Après un rapport KPMG en 2011, la commission Robillard a
elle aussi souligné les coûts administratifs excessifs à la SAQ. On sait déjà
que la SAQ offre de bons emplois, mais les chiffres valent la peine d’être
précisés. Un commis à la SAQ gagne au moins 50% de plus que celui à l’épicerie ou
la boutique voisine. On ne parle pas ici
des conseillers en vins mais bien des simples caissiers-vendeurs. Même un boucher d’expérience, qui connaît pourtant
toutes les coupes et qui conseille ses clients, ne gagne (18-19$ l’heure) pas autant qu’un commis à la SAQ (19$ au départ, 24$ après sept ans). Au nom de quoi le vin
justifie-t-il une telle prime ?
La SAQ
accorde à ses employés et retraités un rabais de 40% sur leurs achats. En 2013 l'Assemblée nationale
adoptait à l’unanimité une motion exigeant que ce rabais devienne imposable. En
dépit de cette demande des élus, cet avantage reste non imposé.
Jusqu’en
2011, la SAQ réservait les emplois d’été dans ses entrepôts aux enfants de ses
employés. Dans le secteur public, cela s’appelle
normalement du népotisme, mais à la SAQ cette pratique « correspondait aux valeursd’antan ». Il
a fallu un article dans LeSoleil pour qu’elle cesse.
Outre le
coût de la distribution, d’autres pistes mériteraient aussi d’être explorées. Le
coût du vin importé lui-même par exemple.
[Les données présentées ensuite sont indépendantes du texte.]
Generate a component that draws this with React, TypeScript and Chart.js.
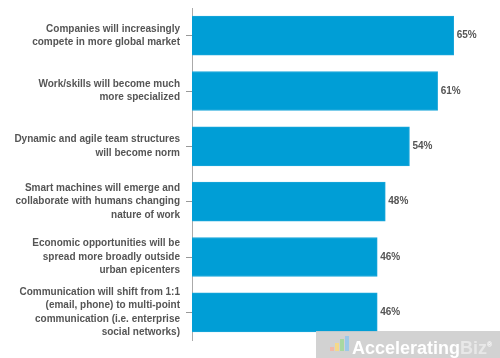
import React, { useEffect, useRef } from "react";
import { Chart, registerables } from "chart.js";

Chart.register(...registerables);

const categories: string[][] = [
  ["Companies will increasingly", "compete in more global market"],
  ["Work/skills will become much", "more specialized"],
  ["Dynamic and agile team structures", "will become norm"],
  ["Smart machines will emerge and", "collaborate with humans changing", "nature of work"],
  ["Economic opportunities will be", "spread more broadly outside", "urban epicenters"],
  ["Communication will shift from 1:1", "(email, phone) to multi-point", "communication (i.e. enterprise", "social networks)"],
];
const values: number[] = [65, 61, 54, 48, 46, 46];
const valueLabels: string[] = ["65%", "61%", "54%", "48%", "46%", "46%"];

const FONT = "'Liberation Sans', Arial, Helvetica, sans-serif";

const valueLabelPlugin = {
  id: "valueLabels",
  afterDatasetsDraw(chart: any) {
    const ctx = chart.ctx;
    const meta = chart.getDatasetMeta(0);
    ctx.save();
    ctx.font = `bold 10px ${FONT}`;
    ctx.fillStyle = "#555555";
    ctx.textAlign = "left";
    ctx.textBaseline = "middle";
    meta.data.forEach((bar: any, i: number) => {
      ctx.fillText(valueLabels[i], bar.x + 3, bar.y);
    });
    ctx.restore();
  },
};

export default function App() {
  const ref = useRef<HTMLCanvasElement>(null);
  useEffect(() => {
    if (!ref.current) return;
    const chart = new Chart(ref.current, {
      type: "bar",
      data: {
        labels: categories,
        datasets: [
          {
            data: values,
            backgroundColor: "#009ed6",
            borderColor: "#1aa6da",
            borderWidth: 1,
            barThickness: 39,
          },
        ],
      },
      options: {
        indexAxis: "y",
        animation: false,
        responsive: false,
        maintainAspectRatio: false,
        layout: { padding: { top: 8, bottom: 18, left: 0, right: 6 } },
        plugins: { legend: { display: false }, tooltip: { enabled: false } },
        scales: {
          x: { display: false, min: 0, max: 75 },
          y: {
            afterFit(scale: any) {
              scale.width = 192;
              scale.paddingTop = 0;
              scale.paddingBottom = 0;
            },
            border: { display: true, color: "#aaaaaa", width: 1 },
            grid: {
              drawOnChartArea: false,
              drawTicks: true,
              tickLength: 6,
              color: "#999999",
              offset: false,
            },
            ticks: {
              padding: 6,
              color: "#555555",
              font: { family: FONT, size: 10, weight: "bold", lineHeight: 1.33 },
              autoSkip: false,
            },
          },
        },
      },
      plugins: [valueLabelPlugin],
    });
    return () => chart.destroy();
  }, []);
  return (
    <div style={{ position: "fixed", left: 0, top: 0, width: 500, height: 358, background: "#fff" }}>
      <canvas ref={ref} width={500} height={358} style={{ width: 500, height: 358, display: "block" }} />
      <div
        style={{
          position: "absolute",
          left: 316,
          top: 331,
          width: 184,
          height: 27,
          background: "rgba(205,205,205,0.9)",
          color: "#ffffff",
          fontFamily: FONT,
          fontWeight: "bold",
          fontSize: 18,
          lineHeight: "27px",
          paddingLeft: 36,
          boxSizing: "border-box",
          whiteSpace: "nowrap",
        }}
      >
        <span style={{ position: "absolute", left: 14, top: 16, width: 4, height: 4, background: "#f2b8a8" }} />
        <span style={{ position: "absolute", left: 19, top: 12, width: 4, height: 8, background: "#f5d98a" }} />
        <span style={{ position: "absolute", left: 24, top: 8, width: 4, height: 12, background: "#a8d8a0" }} />
        <span style={{ position: "absolute", left: 29, top: 5, width: 4, height: 15, background: "#9cc8e8" }} />
        Accelerating<span style={{ color: "#e8e8e8" }}>Biz</span>
        <sup style={{ fontSize: 7 }}>®</sup>
      </div>
    </div>
  );
}
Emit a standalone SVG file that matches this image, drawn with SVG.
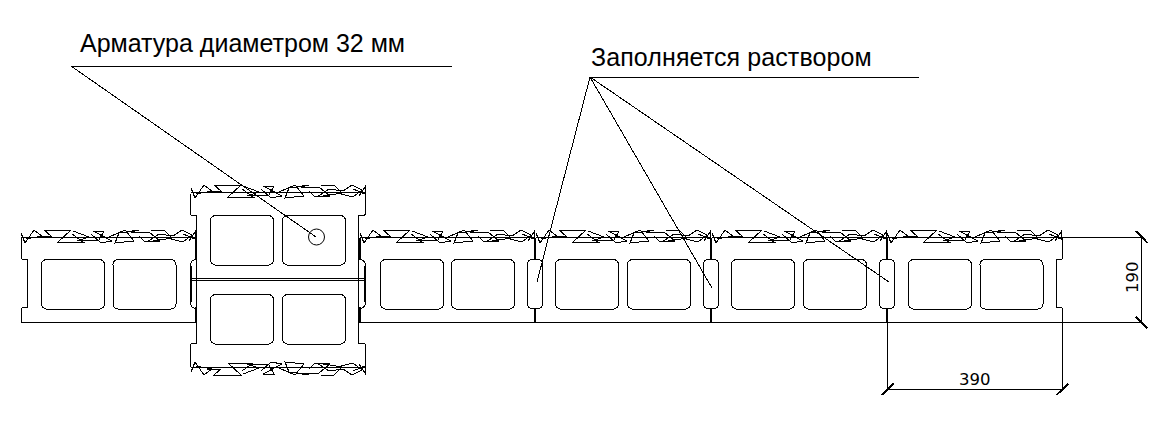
<svg xmlns="http://www.w3.org/2000/svg" width="1172" height="424" viewBox="0 0 1172 424">
<style>
.l{fill:none;stroke:#000;stroke-width:1;shape-rendering:crispEdges}
.t{fill:none;stroke:#000;stroke-width:2;shape-rendering:crispEdges}
.lab{font-family:"Liberation Sans",Arial,sans-serif;font-size:25px;fill:#000}
.dim{font-family:"DejaVu Sans",sans-serif;font-size:16.500px;fill:#000}
</style>
<defs>
<path id="hatch" class="l" d="M0,-.5H175M0,-5L4,5L13,-8L21,-2L5,1M16,-2H30L23,-8H50L37,4H62L51,-4M52,-7L68,-1L56,3L78,2L83,-7H72L91,3L80,5L70,-4M88,-1L104,-8L113,3L94,5L98,-5L118,-8L110,-6H128L139,3L124,4L118,-2M130,-8H143L151,0L126,4L138,-4L152,-2L161,-8L171,-3L162,4L150,1M162,-4L174,1V-6L168,3"/>
<rect id="cell" class="l" width="63" height="49.500" rx="5"/>
<path id="slot" class="l" d="M5,0H10Q15,0 15,5V44Q15,49 10,49H5Q0,49 0,44V5Q0,0 5,0Z"/>
</defs>
<rect width="1172" height="424" fill="#fff"/>
<g id="block-1">
<path class="l" d="M196.500,322.500H21.500V309Q21.500,307.500 24,307.500H27.500V259.500H24Q21.500,259.500 21.500,258V238"/>
<use href="#hatch" x="21" y="238"/>
<use href="#cell" x="41.500" y="259.500"/>
<use href="#cell" x="113" y="259.500"/>
</g>
<g id="column">
<path class="l" d="M190.500,193.500V213Q190.500,215.500 193,215.500H196.500V343.500H193Q190.500,343.500 190.500,345V366.500M365.500,193.500V213Q365.500,215.500 363,215.500H358.500V343.500H363Q365.500,343.500 365.500,345V366.500"/>
<path class="l" d="M196.500,259.500Q190.500,259.500 190.500,266V302Q190.500,308.500 196.500,308.500M358.500,259.500Q365.500,259.500 365.500,266V302Q365.500,308.500 358.500,308.500"/>
<path class="l" d="M190,278.500H366M190,280.500H366"/>
<path class="t" d="M195.500,238V260M195.500,307V322M191,266V302M359.500,238V260M359.500,307V322M365,266V302"/>
<use href="#hatch" x="191" y="193"/>
<g transform="translate(191,367) scale(1,-1)"><use href="#hatch"/></g>
<use href="#cell" x="210.500" y="215.500"/>
<use href="#cell" x="282.500" y="215.500"/>
<use href="#cell" x="210.500" y="294.500"/>
<use href="#cell" x="282.500" y="294.500"/>
<circle class="l" cx="316.500" cy="237" r="8" style="shape-rendering:auto"/>
</g>
<g id="block-2">
<path class="l" d="M359,322.500H535"/>
<use href="#hatch" x="360" y="238"/>
<use href="#cell" x="380.500" y="259.500"/>
<use href="#cell" x="451.500" y="259.500"/>
</g>
<g id="slot-1">
<use href="#slot" x="527.500" y="259.500"/>
<path class="t" d="M535,238V259M535,308V322"/>
</g>
<g id="block-3">
<path class="l" d="M535,322.500H711"/>
<use href="#hatch" x="536" y="238"/>
<use href="#cell" x="555.500" y="259.500"/>
<use href="#cell" x="627.500" y="259.500"/>
</g>
<g id="slot-2">
<use href="#slot" x="703.500" y="259.500"/>
<path class="t" d="M711,238V259M711,308V322"/>
</g>
<g id="block-4">
<path class="l" d="M711,322.500H887"/>
<use href="#hatch" x="712" y="238"/>
<use href="#cell" x="731.500" y="259.500"/>
<use href="#cell" x="803.500" y="259.500"/>
</g>
<g id="slot-3">
<use href="#slot" x="879.500" y="259.500"/>
<path class="t" d="M887,238V259M887,308V322"/>
</g>
<g id="block-5">
<path class="l" d="M887,322.500H1062.500V309Q1062.500,307.500 1060,307.500H1056.500V259.500H1060Q1062.500,259.500 1062.500,258V238"/>
<use href="#hatch" x="887" y="238"/>
<use href="#cell" x="908.500" y="259.500"/>
<use href="#cell" x="980" y="259.500"/>
</g>
<g id="connectors">
<path class="l" d="M71,66.500H452M71,66L316,237"/>
<path class="l" d="M590,77.500H919M590,77L537,282M590,77L712,288M590,77L889,282"/>
<path class="l" d="M1062,237.500H1142M1062,322.500H1142M1141.500,237V322M887.500,322V389M1062.500,322V389M887,389.500H1062"/>
<path class="t" d="M881.500,395L894,383.500M1056.500,395L1068.500,383.500M1136,231L1147.500,243M1136,317L1147.500,328.500"/>
</g>
<g id="labels">
<text class="lab" x="80" y="52">Арматура диаметром 32 мм</text>
<text class="lab" x="591" y="66" style="letter-spacing:.1px">Заполняется раствором</text>
<text class="dim" x="959" y="385">390</text>
<text class="dim" transform="translate(1138,293) rotate(-90)">190</text>
</g>
</svg>
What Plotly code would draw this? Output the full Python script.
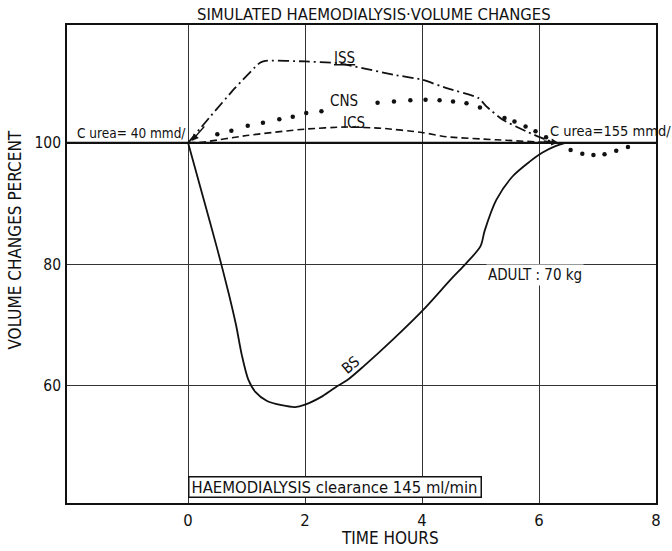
import plotly.graph_objects as go

# ---- data ----
iss_t = [0, 0.36, 0.8, 1.23, 1.32, 2.0, 2.56, 3.52, 4.0, 4.42, 4.96, 5.10, 5.38, 5.78, 6.12, 6.3]
iss_v = [100, 104.1, 109.0, 113.2, 113.5, 113.4, 113.1, 111.2, 110.4, 109.0, 107.4, 106.0, 103.8, 101.9, 100.5, 100]

cns_t = [0.50, 0.74, 1.02, 1.28, 1.56, 1.79, 2.02, 2.28, 3.24, 3.52, 3.80, 4.06, 4.30, 4.53, 4.76, 4.99,
         5.41, 5.58, 5.77, 5.94, 6.12, 6.54, 6.74, 6.93, 7.12, 7.32, 7.52]
cns_v = [101.4, 102.0, 102.8, 103.3, 103.9, 104.3, 104.9, 105.2, 106.6, 106.8, 107.0, 107.1, 107.0, 106.8,
         106.5, 105.8, 104.1, 103.5, 102.7, 101.9, 100.9, 98.8, 98.2, 98.0, 98.1, 98.7, 99.3]

ics_t = [0, 0.24, 1.0, 1.99, 2.7, 3.3, 4.0, 4.42, 5.27, 6.3]
ics_v = [100, 100.1, 101.2, 102.25, 102.6, 102.4, 101.7, 101.0, 100.5, 100]

bs_t = [0, 0.27, 0.5, 0.7, 0.82, 0.92, 1.03, 1.15, 1.35, 1.6, 1.83, 2.0, 2.3, 2.56, 2.73, 3.0, 3.5,
        4.02, 4.5, 4.73, 5.0, 5.07, 5.27, 5.55, 5.84, 6.06, 6.29, 6.45]
bs_v = [100, 90.6, 82.5, 75, 70, 65, 61.0, 59.0, 57.5, 56.8, 56.5, 56.9, 58.3, 60.0, 61.0, 63.2, 67.6,
        72.5, 77.6, 79.9, 83.0, 85.5, 90.6, 94.5, 96.9, 98.4, 99.5, 100]

x_ticks = [0, 2, 4, 6, 8]
y_ticks = [60, 80, 100]

FONT = "DejaVu Sans Condensed, Liberation Sans Narrow, sans-serif"
INK = "#111"

fig = go.Figure()

# baseline 100 %
fig.add_trace(go.Scatter(x=[-2.07, 8], y=[100, 100], mode="lines",
                         line=dict(color=INK, width=2.2), hoverinfo="skip"))

fig.add_trace(go.Scatter(x=iss_t, y=iss_v, mode="lines", name="ISS",
                         line=dict(color=INK, width=1.8, dash="11px,4px,2px,4px",
                                   shape="spline", smoothing=0.5)))
fig.add_trace(go.Scatter(x=ics_t, y=ics_v, mode="lines", name="ICS",
                         line=dict(color=INK, width=1.6, dash="7px,4px",
                                   shape="spline", smoothing=0.6)))
fig.add_trace(go.Scatter(x=cns_t, y=cns_v, mode="markers", name="CNS",
                         marker=dict(color=INK, size=4.5)))
fig.add_trace(go.Scatter(x=bs_t, y=bs_v, mode="lines", name="BS",
                         line=dict(color=INK, width=1.8, shape="spline", smoothing=0.8)))

ann = []
def txt(x, y, s, size=14, **kw):
    d = dict(x=x, y=y, text=s, showarrow=False, xanchor="center", yanchor="middle",
             font=dict(family=FONT, size=size, color=INK))
    d.update(kw)
    ann.append(d)

txt(0.522, 1.023, "SIMULATED HAEMODIALYSIS·VOLUME CHANGES", size=16.5, xref="paper", yref="paper")
txt(3.46, -0.073, "TIME HOURS", size=17, yref="paper")
txt(-0.0875, 0.55, "VOLUME CHANGES PERCENT", size=17, xref="paper", yref="paper", textangle=-90)
txt(2.68, 113.9, "<u>ISS</u>", size=15)
txt(2.66, 106.9, "CNS", size=15)
txt(2.83, 103.2, "ICS", size=15)
txt(2.78, 63.4, "BS", size=15, textangle=-40)
txt(-1.94, 101.6, "C urea= 40 mmd/", size=13.5, xanchor="left")
txt(6.15, 102.0, "C urea=155 mmd/", size=14.5, xanchor="left")
txt(5.1, 78.3, "ADULT : 70 kg", size=15, xanchor="left", bgcolor="white")
txt(0.0, 43.4, "HAEMODIALYSIS clearance 145 ml/min", size=16.5, xanchor="left", align="left",
    bgcolor="white", bordercolor=INK, borderwidth=1.5, borderpad=2, width=287, height=15)

# arrowheads
ann.append(dict(x=0.06, y=100.3, ax=14, ay=-16, text="", showarrow=True, arrowhead=2,
                arrowwidth=1.4, arrowcolor=INK, arrowsize=1))
ann.append(dict(x=6.33, y=100.0, ax=-16, ay=-2, text="", showarrow=True, arrowhead=2,
                arrowwidth=1.4, arrowcolor=INK, arrowsize=1))

fig.update_layout(
    width=672, height=551,
    margin=dict(l=67, r=11, t=25, b=48),
    paper_bgcolor="white", plot_bgcolor="white",
    showlegend=False,
    annotations=ann,
    font=dict(family=FONT, color=INK),
    xaxis=dict(range=[-2.07, 8], tickvals=x_ticks, showgrid=True, gridcolor="#333", gridwidth=1.1,
               zeroline=False, showline=True, linecolor=INK, linewidth=1.6, mirror=True,
               ticks="", tickfont=dict(family=FONT, size=16.5, color=INK), ticklabelstandoff=1),
    yaxis=dict(range=[40.7, 119.4], tickvals=y_ticks, showgrid=True, gridcolor="#333", gridwidth=1.1,
               zeroline=False, showline=True, linecolor=INK, linewidth=1.6, mirror=True,
               ticks="", tickfont=dict(family=FONT, size=15.5, color=INK), ticklabelstandoff=1),
)

fig.write_html("out.html")
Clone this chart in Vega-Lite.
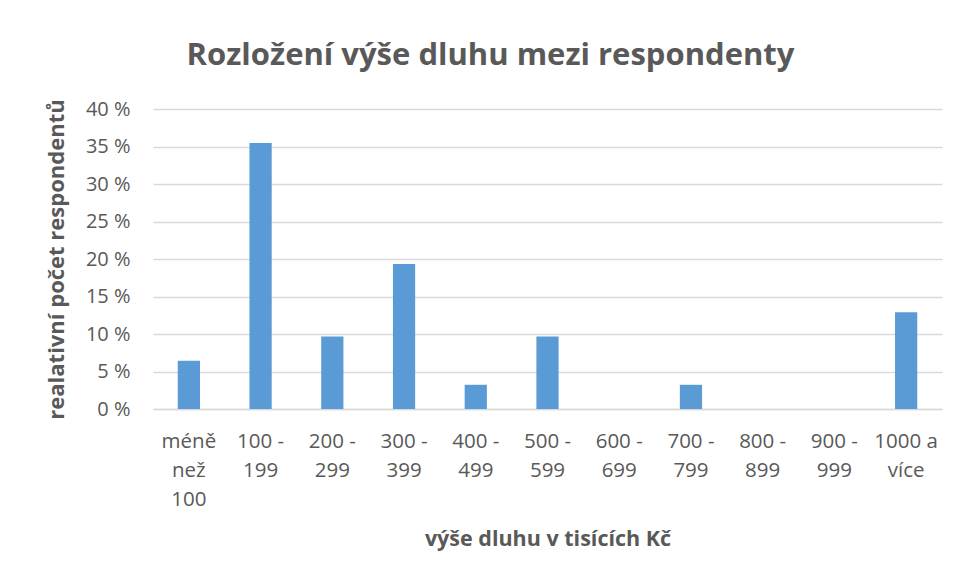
{
  "$schema": "https://vega.github.io/schema/vega-lite/v6.json",
  "autosize": {"type": "none"},
  "width": 789,
  "height": 300,
  "padding": {"left": 153, "top": 109, "right": 15, "bottom": 171},
  "background": "white",
  "config": {
    "view": {"stroke": null},
    "font": "Open Sans",
    "axis": {"labelColor": "#595959", "titleColor": "#595959", "labelFont": "Open Sans", "titleFont": "Open Sans"}
  },
  "title": {
    "text": "Rozložení výše dluhu mezi respondenty",
    "fontSize": 31,
    "fontWeight": "bold",
    "color": "#595959",
    "font": "Open Sans",
    "anchor": "middle",
    "dx": -57,
    "offset": 27
  },
  "data": {
    "values": [
      {"kategorie": "méně než 100", "podil": 0.0645},
      {"kategorie": "100 - 199", "podil": 0.3548},
      {"kategorie": "200 - 299", "podil": 0.0968},
      {"kategorie": "300 - 399", "podil": 0.1935},
      {"kategorie": "400 - 499", "podil": 0.0323},
      {"kategorie": "500 - 599", "podil": 0.0968},
      {"kategorie": "600 - 699", "podil": 0},
      {"kategorie": "700 - 799", "podil": 0.0323},
      {"kategorie": "800 - 899", "podil": 0},
      {"kategorie": "900 - 999", "podil": 0},
      {"kategorie": "1000 a více", "podil": 0.129}
    ]
  },
  "mark": {"type": "bar", "color": "#5B9BD5"},
  "encoding": {
    "x": {
      "field": "kategorie",
      "type": "nominal",
      "sort": null,
      "scale": {"paddingInner": 0.69, "paddingOuter": 0.345},
      "axis": {
        "title": "výše dluhu v tisících Kč",
        "titleFontSize": 21.5,
        "titleFontWeight": "bold",
        "titlePadding": 19,
        "labelAngle": 0,
        "labelFontSize": 20.5,
        "labelLineHeight": 29,
        "labelPadding": 22,
        "labelBaseline": "top",
        "ticks": false,
        "domainColor": "#d9d9d9",
        "domainWidth": 1.5,
        "labelExpr": "datum.label == 'méně než 100' ? ['méně', 'než', '100'] : datum.label == '1000 a více' ? ['1000 a', 'více'] : [split(datum.label, ' - ')[0] + ' -', split(datum.label, ' - ')[1]]"
      }
    },
    "y": {
      "field": "podil",
      "type": "quantitative",
      "scale": {"domain": [0, 0.4]},
      "axis": {
        "title": "realativní počet respondentů",
        "titleFontSize": 22,
        "titleFontWeight": "bold",
        "titlePadding": 17,
        "values": [0, 0.05, 0.1, 0.15, 0.2, 0.25, 0.3, 0.35, 0.4],
        "format": ".0%",
        "labelExpr": "replace(datum.label, '%', ' %')",
        "labelFontSize": 20,
        "labelPadding": 23,
        "ticks": false,
        "domain": false,
        "gridColor": "#d9d9d9",
        "gridWidth": 1.5
      }
    }
  }
}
Selon les chiffres du Corriere Vinicolo analysés par le
chroniqueur en vin Marc André Gagnon, le Canada était le quatrième plus
important importateur de vin à l’échelle mondiale en 2013. À elle seule, la SAQ
achète environ 40% du vin importé au Canada. On pourrait croire qu’en raison de
son énorme pouvoir d’achat, la SAQ ferait baisser le coût du vin importé. Il
s’agit peut-être là d’une idée reçue : le Canada est le pays qui payait le plus cher son vin importé selon cette analyse.
En 2006, la
SAQ s’est fait prendre à demander à des producteurs européens d’augmenter leurs prix afin de compenser la baisse de
l’euro. Cet épisode laisse entrevoir une cause possible du problème. Quand un
distributeur ou un détaillant fait de l’argent en appliquant une majoration (mark-up) sur le coût d’un bien, quand de
plus il s’agit d’un monopole qui peut refiler une hausse du coût aux clients,
alors il n’est pas très motivé à comprimer le coût de cet intrant. Moins en
tout cas que s’il opérait dans un marché concurrentiel.
Les indicateurs
et les histoires convergent : la SAQ a un problème avec ses coûts. Dans le
commerce de l’alimentation, la concurrence oblige les joueurs à les comprimer tant
qu’ils peuvent. L’autre grand monopole d’État, Hydro-Québec, voit ses coûts scrutés
chaque année par la Régie de l’énergie. En revanche, la SAQ n’est assujettie ni à la discipline du
marché, ni à une autorité réglementaire. Quand son actionnaire lui
demande un plus gros dividende, elle cherche davantage à augmenter ses revenus
qu’à se serrer la ceinture. Mais avec le plafonnement des ventes en volume, de l’achalandage
et du résultat net depuis 2012, cette approche est peut être épuisée.
L’alcool reste
un bien de luxe. Perso, je préfère encore financer les services publics en taxant
l’alcool qu’en imposant le travail. Les clients de la SAQ, qui sont aussi des
contribuables, auraient avantage qu’une plus grande part du prix de la
bouteille serve à financer nos services publics que de rester dans les poches
du distributeur.
La
commission Robillard a apporté sa pierre à l’édifice; il reste à l’achever. Pour
aller au fond des choses, le gouvernement pourrait demander au Vérificateur
général d’examiner la SAQ en profondeur.